Thursday, October 15, 2015

Confident and Mysterious

I'm taking this online course from Peter Rollins in a few weeks (it's a pretty cool deal). So, I'm re-reading his five major books in the five weeks leading up to the class. I finished How (not) to Speak of God yesterday. It was a pretty seminal book for me when it came out. It was 2006, I was still pretty early on in my seminary time and it was just mind-blowing. Looking back on it now, the Peter Rollins who did (and continues to) seem so avant garde and out there and boundary-pushing, in this book now seems pretty squarely inside the typically Christian box. Certainly his ideas were boundary-pushing, but they were pretty limited boundaries to begin with. That's completely beside the point here, but I thought it was cool to see how someone who's been instrumental in my thinking has also changed and grown over the past decade.

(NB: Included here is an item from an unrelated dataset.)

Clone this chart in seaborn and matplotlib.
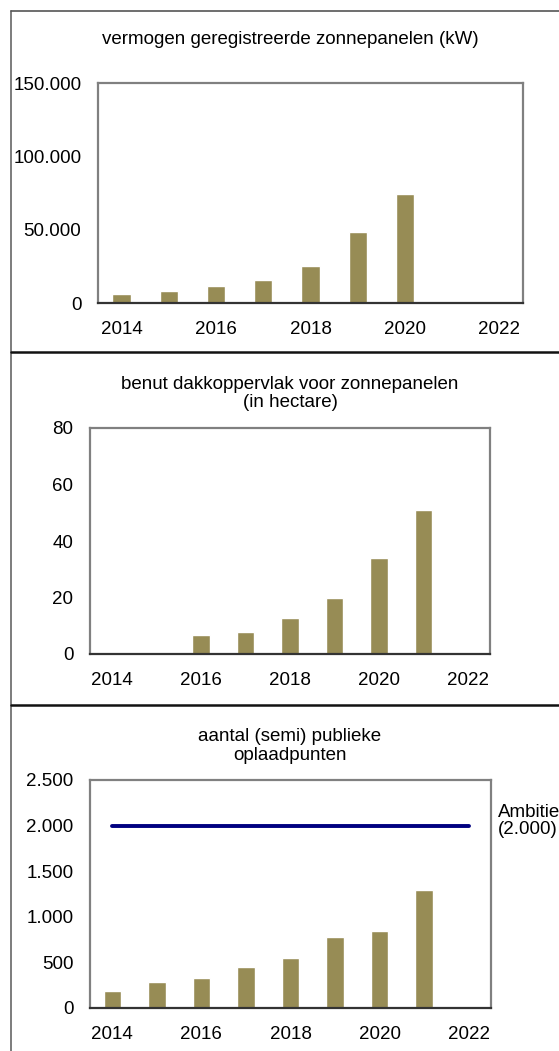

But anyway, I was reading this book (which I find stronger and more accessible now) and there's some really great stuff there. I shared a quote on Facebook yesterday - there will probably be at least one more blog post from that re-reading. He hits on this idea that what we consider dichotomies don't necessarily have to be. I don't know if it was one thing in particular (if it was, that location or quote is lost to me already), but I had this realization about myself and my evolution of thought and belief and faith over time.

Growing up, I felt like the big questions of faith were real mysteries - why are we here, how did God make this world, what do heaven and hell look like, how is the world going to end - typical big question stuff was just beyond me. I mean, I knew the "right" answers to those things, but my understanding of them was far from concrete. At the same time, though, I was pretty darn certain about what the right thing to do was in any given moment. I had this ethical framework that, even if I didn't always live up to it, was very black and white.

It was a sort of marriage of mystery and certainty and really left me empty and unsatisfied.

The real realization, though, that I had whilst reading yesterday, was that I still have a great marriage of mystery and (fairly) certain-ty, but it's the complete opposite of what that looked like as a child (and probably up until about the period where I first read this book). I generally feel like I've got the big questions figured out. I could explain to you how I view the formation, purpose, and future of existence, given the realities of science and scripture and human nature and discovery. Those views might be nuanced a bit over time, but I'm pretty confident I've got a good framework from which to build.

But the mystery these days is about the details, the day to day stuff, choices and relationship and interactions with the world. I'm essentially asking - "So I live in X world, what does that mean for my schedule today?" The answer to that question is really the one that drives my imagination and discussion and passion these days. Now obviously those discussions move backward to the assumptions I've made at the beginning and I'm always looking for good critiques and challenges to those assumptions, but the real meat of the faith mystery is how to live in each moment.

I find this marriage between confidence and uncertainty to be beautiful and life-giving and brilliant. Maybe because a willingness to hold things lightly is sort of built in to that overall structure of understanding, it's just less stressful, I don't know, but it was very interesting to immediately sort of see in my own life how things have been sort of paradoxically melded together in my own journey of belief moving forward.

Perhaps one of the things I like about Rollins is that he's constantly focused on the day-to-day. That first book especially emphasized the importance of relationship and reality to our doing of theology and belief - challenging us to embrace the bias inherent in each of us and use it for the purpose of strengthening our position in the world.

To put it simply - God loves the world; God's love is transforming the world; Love will win - so what?

It's mighty beautiful to say, "I've got it all figured out," and "I have nothing at all figured out." To make it fancy, you might say, I've discovered my epistemological framework to be both radically known and radically mysterious at the same time. THAT is simply beautiful and invigorating and it's what drives me to continue living and exploring such intelligible and inscrutable faith.